Force is the focus of Dématérialiser. The producer’s latest project flaunts four hard-hitting, future-sound tracks that could all easily take the cake as this EP’s front-runner. No, you don’t have to decide which one is your favorite; they each bring fresh soundscapes to the table in their own unique way.
The foundation of the EP’s titular track boasts tsimba’s signature percussive forte, on top of which slick bars layered over fast-paced wubs build up to a mind-melting, double-time climax. Scratchmaster Tygris’ colossal feature on “Ghetto500” is sure to turn heads with its dirty refrain repeating “This how Gs ride,” coupled with heavy synths and the sound of guns cocking and being shot in the air.

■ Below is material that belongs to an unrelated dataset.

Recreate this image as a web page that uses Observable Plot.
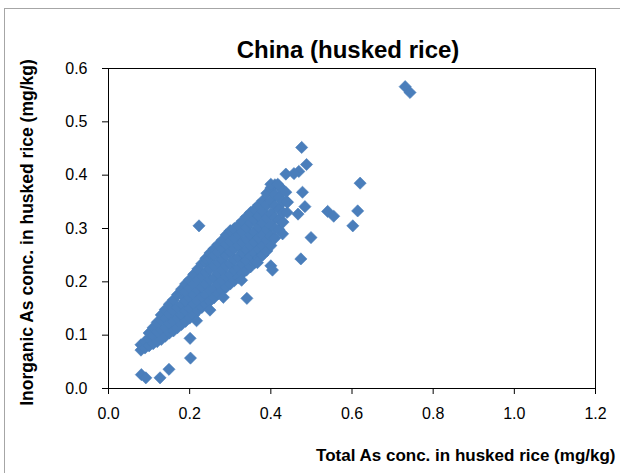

Borrowing a sample from the UK TV show Skins, before breaking into some immensely jaw-dropping wobbles, “Hugo” is a track for the headbangers. Subsequently, the last track, “Sendai,” puts tsimba’s percussion background on display. It’s here that a drumline-like build up segues into mid-tempo glitch-bass and a really cool breakdown played on what sounds like the rim of a snare. This track ties the knot on an already groundbreaking project, dynamic, and complex in just the right ways and sure to push tsimba into the realm of trailblazing bass producers.